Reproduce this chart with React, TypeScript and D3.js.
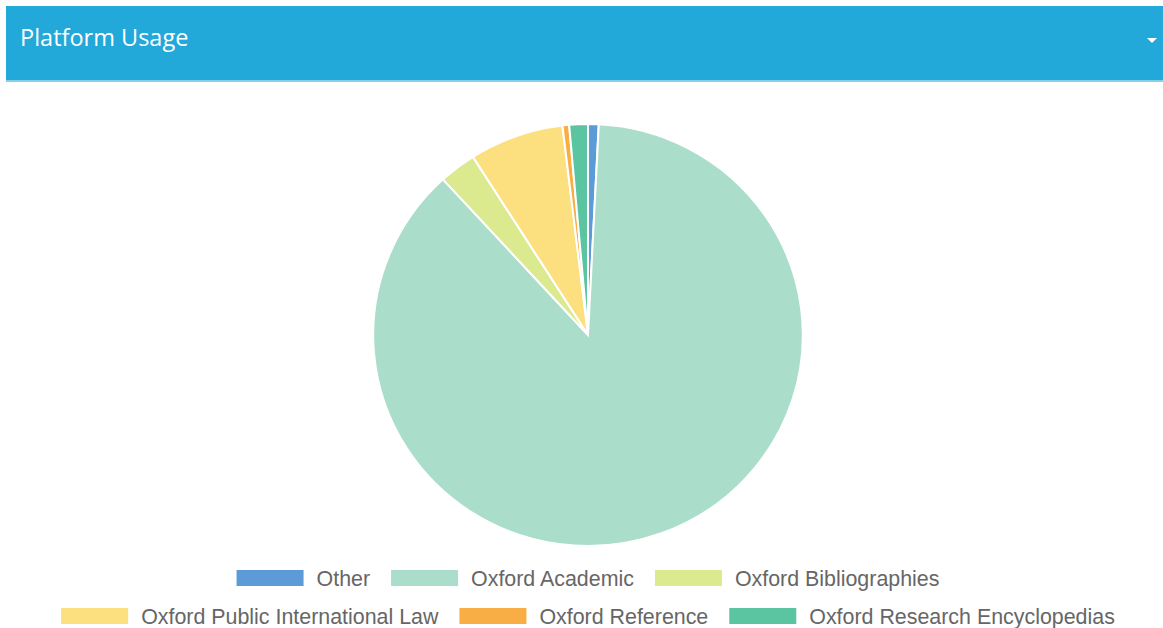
import * as d3 from "d3";
import { useEffect, useRef } from "react";

const categories = [
  "Other",
  "Oxford Academic",
  "Oxford Bibliographies",
  "Oxford Public International Law",
  "Oxford Reference",
  "Oxford Research Encyclopedias",
];
const usageShare = [0.8, 87.4, 2.8, 7.1, 0.5, 1.4];
const sliceColors = ["#5b9bd8", "#aaddca", "#dbe98f", "#fce07f", "#f9ad45", "#5bc4a0"];

const W = 1163;
const H = 628;

const App = () => {
  const svgRef = useRef<SVGSVGElement>(null);

  useEffect(() => {
    if (!svgRef.current) return;
    const svg = d3.select(svgRef.current);
    svg.selectAll("*").remove();

    // Panel header
    svg.append("rect").attr("x", 6).attr("y", 6).attr("width", W - 6).attr("height", 76).attr("fill", "#22a8d9");
    svg.append("rect").attr("x", 6).attr("y", 80).attr("width", W - 6).attr("height", 2).attr("fill", "#86cfeb");
    svg.append("text")
      .attr("x", 20)
      .attr("y", 46)
      .attr("fill", "#ffffff")
      .attr("font-family", "'Open Sans', sans-serif")
      .attr("font-size", "23.5px")
      .text("Platform Usage");
    svg.append("path")
      .attr("d", "M1147,38 L1157,38 L1152,43 Z")
      .attr("fill", "#ffffff");

    // Pie
    const cx = 588;
    const cy = 335;
    const radius = 211;
    const data = categories.map((c, i) => ({ name: c, value: usageShare[i], color: sliceColors[i] }));
    const pie = d3.pie<typeof data[0]>().value(d => d.value).sort(null);
    const arc = d3.arc<d3.PieArcDatum<typeof data[0]>>().innerRadius(0).outerRadius(radius);

    svg.append("g")
      .attr("transform", `translate(${cx},${cy}) scale(1.018,1)`)
      .selectAll("path")
      .data(pie(data))
      .join("path")
      .attr("d", arc)
      .attr("fill", d => d.data.color)
      .attr("stroke", "#ffffff")
      .attr("stroke-width", 2);

    // Legend (wrapped rows, centered)
    const fontSize = "21.4px";
    const boxW = 67;
    const boxH = 16;
    const textGap = 13;
    const itemGap = 21;
    const maxRow = 1085;
    const legend = svg.append("g");
    const measure = legend.append("text")
      .attr("font-family", "'Liberation Sans', Arial, sans-serif")
      .attr("font-size", fontSize);
    const widths = categories.map(c => {
      measure.text(c);
      return (measure.node() as SVGTextElement).getComputedTextLength();
    });
    measure.remove();

    const rows: number[][] = [[]];
    let rowW = 0;
    categories.forEach((_, i) => {
      const w = boxW + textGap + widths[i];
      const add = rows[rows.length - 1].length ? itemGap + w : w;
      if (rowW + add > maxRow && rows[rows.length - 1].length) {
        rows.push([i]);
        rowW = w;
      } else {
        rows[rows.length - 1].push(i);
        rowW += add;
      }
    });

    const rowY = [578, 616];
    rows.forEach((row, r) => {
      const total = row.reduce((s, i, k) => s + boxW + textGap + widths[i] + (k ? itemGap : 0), 0);
      let x = cx - total / 2;
      row.forEach(i => {
        legend.append("rect")
          .attr("x", x)
          .attr("y", rowY[r] - boxH / 2)
          .attr("width", boxW)
          .attr("height", boxH)
          .attr("fill", sliceColors[i]);
        legend.append("text")
          .attr("x", x + boxW + textGap)
          .attr("y", rowY[r])
          .attr("dy", "0.36em")
          .attr("fill", "#666666")
          .attr("font-family", "'Liberation Sans', Arial, sans-serif")
          .attr("font-size", fontSize)
          .text(categories[i]);
        x += boxW + textGap + widths[i] + itemGap;
      });
    });
  }, []);

  return (
    <div style={{ position: "absolute", left: 0, top: 0, width: W, height: H, background: "#ffffff" }}>
      <svg ref={svgRef} width={W} height={H} />
    </div>
  );
};

export default App;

SET TASK:
Write out the listing above again, exactly, but with no pictures in the copy.

WRITTEN SOLUTION:
Reproduce this chart with React, TypeScript and D3.js.
import * as d3 from "d3";
import { useEffect, useRef } from "react";

const categories = [
  "Other",
  "Oxford Academic",
  "Oxford Bibliographies",
  "Oxford Public International Law",
  "Oxford Reference",
  "Oxford Research Encyclopedias",
];
const usageShare = [0.8, 87.4, 2.8, 7.1, 0.5, 1.4];
const sliceColors = ["#5b9bd8", "#aaddca", "#dbe98f", "#fce07f", "#f9ad45", "#5bc4a0"];

const W = 1163;
const H = 628;

const App = () => {
  const svgRef = useRef<SVGSVGElement>(null);

  useEffect(() => {
    if (!svgRef.current) return;
    const svg = d3.select(svgRef.current);
    svg.selectAll("*").remove();

    // Panel header
    svg.append("rect").attr("x", 6).attr("y", 6).attr("width", W - 6).attr("height", 76).attr("fill", "#22a8d9");
    svg.append("rect").attr("x", 6).attr("y", 80).attr("width", W - 6).attr("height", 2).attr("fill", "#86cfeb");
    svg.append("text")
      .attr("x", 20)
      .attr("y", 46)
      .attr("fill", "#ffffff")
      .attr("font-family", "'Open Sans', sans-serif")
      .attr("font-size", "23.5px")
      .text("Platform Usage");
    svg.append("path")
      .attr("d", "M1147,38 L1157,38 L1152,43 Z")
      .attr("fill", "#ffffff");

    // Pie
    const cx = 588;
    const cy = 335;
    const radius = 211;
    const data = categories.map((c, i) => ({ name: c, value: usageShare[i], color: sliceColors[i] }));
    const pie = d3.pie<typeof data[0]>().value(d => d.value).sort(null);
    const arc = d3.arc<d3.PieArcDatum<typeof data[0]>>().innerRadius(0).outerRadius(radius);

    svg.append("g")
      .attr("transform", `translate(${cx},${cy}) scale(1.018,1)`)
      .selectAll("path")
      .data(pie(data))
      .join("path")
      .attr("d", arc)
      .attr("fill", d => d.data.color)
      .attr("stroke", "#ffffff")
      .attr("stroke-width", 2);

    // Legend (wrapped rows, centered)
    const fontSize = "21.4px";
    const boxW = 67;
    const boxH = 16;
    const textGap = 13;
    const itemGap = 21;
    const maxRow = 1085;
    const legend = svg.append("g");
    const measure = legend.append("text")
      .attr("font-family", "'Liberation Sans', Arial, sans-serif")
      .attr("font-size", fontSize);
    const widths = categories.map(c => {
      measure.text(c);
      return (measure.node() as SVGTextElement).getComputedTextLength();
    });
    measure.remove();

    const rows: number[][] = [[]];
    let rowW = 0;
    categories.forEach((_, i) => {
      const w = boxW + textGap + widths[i];
      const add = rows[rows.length - 1].length ? itemGap + w : w;
      if (rowW + add > maxRow && rows[rows.length - 1].length) {
        rows.push([i]);
        rowW = w;
      } else {
        rows[rows.length - 1].push(i);
        rowW += add;
      }
    });

    const rowY = [578, 616];
    rows.forEach((row, r) => {
      const total = row.reduce((s, i, k) => s + boxW + textGap + widths[i] + (k ? itemGap : 0), 0);
      let x = cx - total / 2;
      row.forEach(i => {
        legend.append("rect")
          .attr("x", x)
          .attr("y", rowY[r] - boxH / 2)
          .attr("width", boxW)
          .attr("height", boxH)
          .attr("fill", sliceColors[i]);
        legend.append("text")
          .attr("x", x + boxW + textGap)
          .attr("y", rowY[r])
          .attr("dy", "0.36em")
          .attr("fill", "#666666")
          .attr("font-family", "'Liberation Sans', Arial, sans-serif")
          .attr("font-size", fontSize)
          .text(categories[i]);
        x += boxW + textGap + widths[i] + itemGap;
      });
    });
  }, []);

  return (
    <div style={{ position: "absolute", left: 0, top: 0, width: W, height: H, background: "#ffffff" }}>
      <svg ref={svgRef} width={W} height={H} />
    </div>
  );
};

export default App;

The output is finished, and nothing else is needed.